Copyright is a legal intellectual property right, existing globally in many countries, which grants the creator(s) of an original work exclusive rights to determine and decide whether, and under what conditions, this original work may be used by others. Hence it governs how Authors (as well as their employers or funders), Publishers and the wider general public can use, publish and distribute articles.
In order for Atlantis Press to publish and disseminate research articles, we need publishing rights. For Atlantis Press proprietary journals and proceedings series this is determined by a publishing agreement between the Authors and Atlantis Press. As Atlantis Press is an open access publisher, this means that Authors sign an exclusive license agreement in which Authors retain copyright but license exclusive rights in their article to the Publisher. In this case, Authors have the right to:
- Use their article, in full or in part, for a wide range of scholarly, non-commercial purposes, such as for use in classroom teaching (including distribution of copies, paper or electronic), distribution of copies (including through e-mail) to known research colleagues for their personal use (but not for commercial use), inclusion in a thesis or dissertation (provided this is not to be published commercially), use in a subsequent compilation of the Author’s works, extending the article to book-length form, preparation of other derivative works (but not for commercial use) and otherwise using or re-using portions or excerpts in other works. In all such cases it is expected that the Author includes a link to the final published version of the article on the Atlantis Press platform.
- Share their article in the same ways as permitted to third parties under the relevant user license so long as it contains the applicable end-user license (refer to the previous section above) and a DOI link to the final published article on the Atlantis Press platform.
- Retain patent, trademark and other intellectual property rights (including research data).
- Proper attribution and credit for the published work.
Exclusive rights granted to the Publisher under the publishing agreement between Authors and Atlantis Press are:
- The exclusive right to publish and distribute an article, and to grant rights to others, including for commercial use of the article.
- The right to publish the article on our online platform and to apply the relevant user license under which readers can use and share the article.
- The right to provide the article in all forms and media so that the article can be used with the latest technologies even after publication.
- The authority to enforce rights on the article, on behalf of the Author(s), against third parties, for example, in the case of plagiarism or copyright infringements. If an Author becomes aware of possible plagiarism, fraud or copyright infringements, it is expected that he/she will inform the Editor who will in turn involve the Atlantis Press publishing contact for the publication with a request to liaise with our in-house legal department.

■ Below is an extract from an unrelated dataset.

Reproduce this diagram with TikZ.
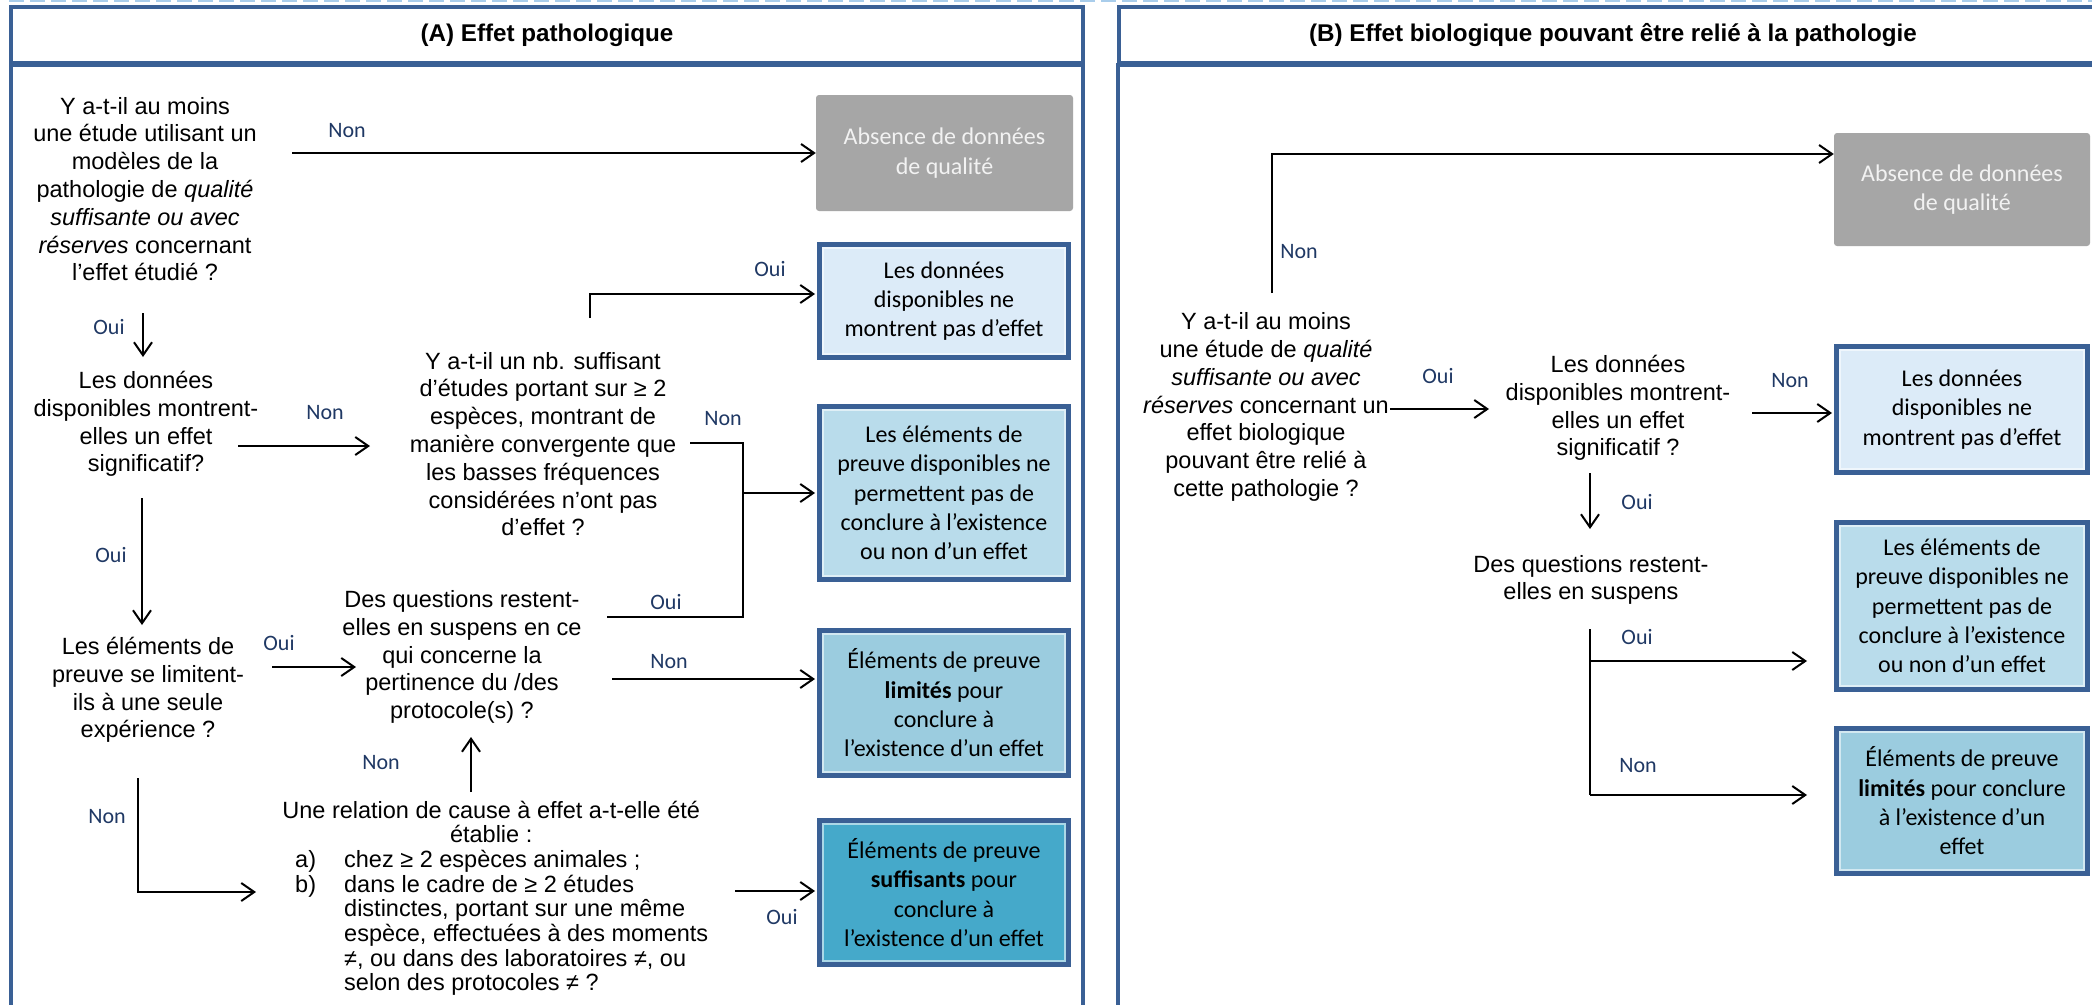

Note that third-party-owned journals may have different publishing agreements in which copyright can either be retained by the Authors or be vested in the third party (either a society or institution) that owns the journal. Please refer to a publication’s Author Guidelines for publication-specific copyright information. Also note that different publishing agreements may apply to Authors who are government employees (e.g. U.S. government employees whose works created within the scope of their employment are considered to be public domain or commonwealth government employees for whose works "Crown copyright" may be asserted) or employees of certain inter-governmental organizations (e.g. the World Bank or World Health Organization). For such cases where Authors or journal owners cannot be the legal copyright holder of an article, changes to the default copyright statement for a publication may be necessary. Authors requiring an adjustment of this kind should indicate their status in the publishing agreement for the publication in question and are requested to inform Atlantis Press by sending an email to email@example.com immediately on acceptance of their article. Note that changes to copyright statements cannot be made once an article has been published.

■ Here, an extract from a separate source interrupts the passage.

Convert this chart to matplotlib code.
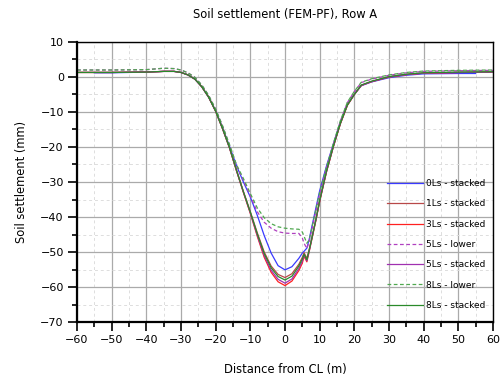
import matplotlib
matplotlib.use('Agg')
import matplotlib.pyplot as plt
from matplotlib.ticker import MultipleLocator

# 距离 (m)
x = [-60, -50, -40, -35, -32, -30, -28, -26, -24, -22, -20, -18, -16, -14, -12, -10,
     -8, -6, -4, -2, 0, 2, 4, 5, 5.5, 6.3, 7, 8, 9, 10, 12, 14, 16, 18, 20, 22, 25,
     30, 35, 40, 50, 60]
x_0ls = [-55, -50, -40, -35, -32, -30, -28, -26, -24, -22, -20, -18, -16, -14, -12, -10,
         -8, -6, -4, -2, 0, 2, 4, 5, 5.5, 6.3, 7, 8, 9, 10, 12, 14, 16, 18, 20, 22, 25,
         30, 35, 40, 50, 55]

# 沉降 (mm)
s_0ls = [1.2, 1.2, 1.4, 1.6, 1.6, 1.3, 0.6, -0.6, -2.8, -5.8, -9.6, -14.5, -19.8, -25.3, -30.0, -34.3,
         -39.5, -45.3, -50.3, -53.9, -55.1, -54.2, -51.8, -50.3, -49.8, -48.9, -46.3, -41.6, -37.0, -32.5,
         -25.3, -19.0, -12.8, -7.8, -4.9, -2.5, -1.4, -0.2, 0.5, 0.9, 1.0, 1.0]
s_1ls = [1.3, 1.3, 1.4, 1.6, 1.6, 1.3, 0.6, -0.6, -2.8, -5.8, -9.8, -14.8, -20.2, -26.6, -32.7, -38.5,
         -44.5, -50.0, -54.0, -56.4, -57.3, -56.2, -53.5, -51.5, -50.2, -51.8, -49.2, -44.8, -40.3, -35.3,
         -26.8, -19.6, -13.2, -8.0, -5.0, -2.4, -1.3, 0.0, 0.7, 1.1, 1.3, 1.4]
s_3ls = [1.3, 1.3, 1.4, 1.6, 1.6, 1.3, 0.6, -0.6, -2.8, -5.8, -9.8, -14.8, -20.3, -26.8, -33.0, -39.0,
         -45.5, -51.5, -55.8, -58.5, -59.6, -58.3, -55.3, -53.2, -51.2, -52.8, -49.8, -45.2, -40.6, -35.6,
         -27.0, -19.8, -13.3, -8.1, -5.0, -2.4, -1.3, 0.0, 0.7, 1.1, 1.3, 1.4]
s_5ls_lower = [2.0, 2.0, 2.1, 2.5, 2.4, 2.0, 1.2, -0.1, -2.3, -5.3, -9.2, -14.0, -19.5, -25.3, -29.5, -34.0,
               -38.5, -41.5, -43.2, -44.2, -44.6, -44.7, -44.7, -46.0, -47.5, -49.0, -47.0, -42.5, -38.0, -33.5,
               -25.8, -19.0, -12.5, -7.3, -4.2, -1.6, -0.6, 0.5, 1.2, 1.6, 1.8, 1.9]
s_5ls = [1.3, 1.3, 1.4, 1.6, 1.6, 1.3, 0.6, -0.6, -2.8, -5.8, -9.8, -14.8, -20.3, -26.7, -32.9, -38.8,
         -45.2, -51.0, -55.2, -57.8, -58.9, -57.7, -54.7, -52.6, -50.8, -52.5, -49.6, -45.0, -40.4, -35.4,
         -26.9, -19.7, -13.2, -8.0, -5.0, -2.4, -1.3, 0.0, 0.7, 1.1, 1.3, 1.4]
s_8ls_lower = [2.0, 2.0, 2.1, 2.5, 2.4, 2.0, 1.2, -0.1, -2.3, -5.3, -9.2, -14.0, -19.3, -25.0, -29.0, -33.3,
               -37.4, -40.2, -41.9, -42.8, -43.2, -43.4, -43.5, -44.3, -45.5, -47.5, -46.5, -42.0, -37.5, -33.0,
               -25.6, -18.8, -12.4, -7.2, -4.1, -1.5, -0.5, 0.6, 1.3, 1.7, 1.9, 2.0]
s_8ls = [1.3, 1.3, 1.4, 1.6, 1.6, 1.3, 0.6, -0.6, -2.8, -5.8, -9.8, -14.8, -20.2, -26.6, -32.8, -38.6,
         -44.8, -50.4, -54.5, -57.0, -58.0, -56.9, -54.0, -52.0, -50.6, -52.2, -49.4, -44.9, -40.3, -35.3,
         -26.8, -19.6, -13.2, -8.0, -5.0, -2.3, -1.2, 0.1, 0.8, 1.2, 1.4, 1.5]

plt.rcParams['font.family'] = ['DejaVu Sans']
plt.rcParams['font.size'] = 7

fig = plt.figure(figsize=(5.03, 3.80), dpi=100)
ax = fig.add_axes([0.1531, 0.1526, 0.8270, 0.7369])

ax.plot(x_0ls, s_0ls, color='#3a3aff', lw=0.9, label='0Ls - stacked')
ax.plot(x, s_1ls, color='#b84848', lw=0.9, label='1Ls - stacked')
ax.plot(x, s_3ls, color='#ff2020', lw=0.9, label='3Ls - stacked')
ax.plot(x, s_5ls_lower, color='#b040c0', lw=0.9, ls=(0, (3, 2)), label='5Ls - lower')
ax.plot(x, s_5ls, color='#a030b0', lw=0.9, label='5Ls - stacked')
ax.plot(x, s_8ls_lower, color='#50a850', lw=0.9, ls=(0, (3, 2)), label='8Ls - lower')
ax.plot(x, s_8ls, color='#2a8a2a', lw=0.9, label='8Ls - stacked')

ax.set_xlim(-60, 60)
ax.set_ylim(-70, 10)
ax.xaxis.set_major_locator(MultipleLocator(10))
ax.xaxis.set_minor_locator(MultipleLocator(5))
ax.yaxis.set_major_locator(MultipleLocator(10))
ax.yaxis.set_minor_locator(MultipleLocator(5))

ax.grid(which='major', color='#aaaaaa', lw=0.9, ls='-')
ax.grid(which='minor', color='#dddddd', lw=0.7, ls=(0, (3, 3)))
ax.set_axisbelow(True)

ax.tick_params(which='major', direction='out', length=6.5, width=1.2, pad=3, labelsize=8)
ax.tick_params(which='minor', direction='out', length=3.6, width=1.2)
ax.tick_params(top=False, right=False, which='both')
for side in ['left', 'bottom']:
    ax.spines[side].set_linewidth(1.6)
for side in ['top', 'right']:
    ax.spines[side].set_linewidth(1.0)

ax.set_title('Soil settlement (FEM-PF), Row A', fontsize=8.3, pad=17)
ax.set_xlabel('Distance from CL (m)', fontsize=8.3, labelpad=13)
ax.set_ylabel('Soil settlement (mm)', fontsize=8.3, labelpad=9)

ax.legend(loc='upper left', bbox_to_anchor=(0.745, 0.51), frameon=False, fontsize=6.5,
          handlelength=4.0, handletextpad=0.35, labelspacing=1.25, borderpad=0, borderaxespad=0)

plt.savefig('out.png', dpi=100)
plt.close()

Atlantis Press is a signatory of the STM Voluntary Principles for Article Sharing on Scholarly Collaboration Networks as well as a member of the Coalition for Responsible Sharing. We believe that scholarly sharing is essential to maximize the dissemination of knowledge and to enable research collaboration. Authors who publish in Atlantis Press publications can share their research in various ways depending on the article version they wish to share:
- Preprints. Authors can share their preprint anytime anywhere. If accepted for publication, we encourage Authors to link from the preprint to the final published article via its Digital Object Identifier (DOI). Millions of researchers have access to formal publications, so these links will help users to find, access, cite and use the best available version. Note that some society-owned journals, as well as journals which operate double- or triple-blind peer review, may have different preprint policies which can be found on the relevant journal’s homepage if applicable. Under no circumstances should preprints be added to or enhanced in any way to appear more like, or to substitute for, the final versions of articles.
- Accepted Manuscripts. Authors can share their accepted manuscript immediately via their non-commercial personal homepage or blog, by updating a preprint with the accepted manuscript in preprint databases such as arXiv or RePEc, by providing copies to their students or to research collaborators for their personal use, via their institutional repository or other non-commercial hosting platforms or via commercial sites with which Atlantis Press has an agreement. In any case, accepted manuscripts should: (a) link to the final published article via its DOI; (b) bear a valid Creative Commons user license; (c) if aggregated with other manuscripts, for example in a repository or other site, be shared in alignment with our hosting policy; (d) not be added to or enhanced in any way to appear more like, or to substitute for, the final published article.
- Final Published Articles (a.k.a. ‘versions of record’). These may be shared according to the relevant user license and should contain the applicable end-user license and a DOI link to the citable version of record on the Atlantis Press platform. Note that this means that any articles bearing a non-commercial (NC-designated) Creative Commons license cannot be shared publicly on commercial platforms or scholarly collaboration networks such as ResearchGate and Academia.edu.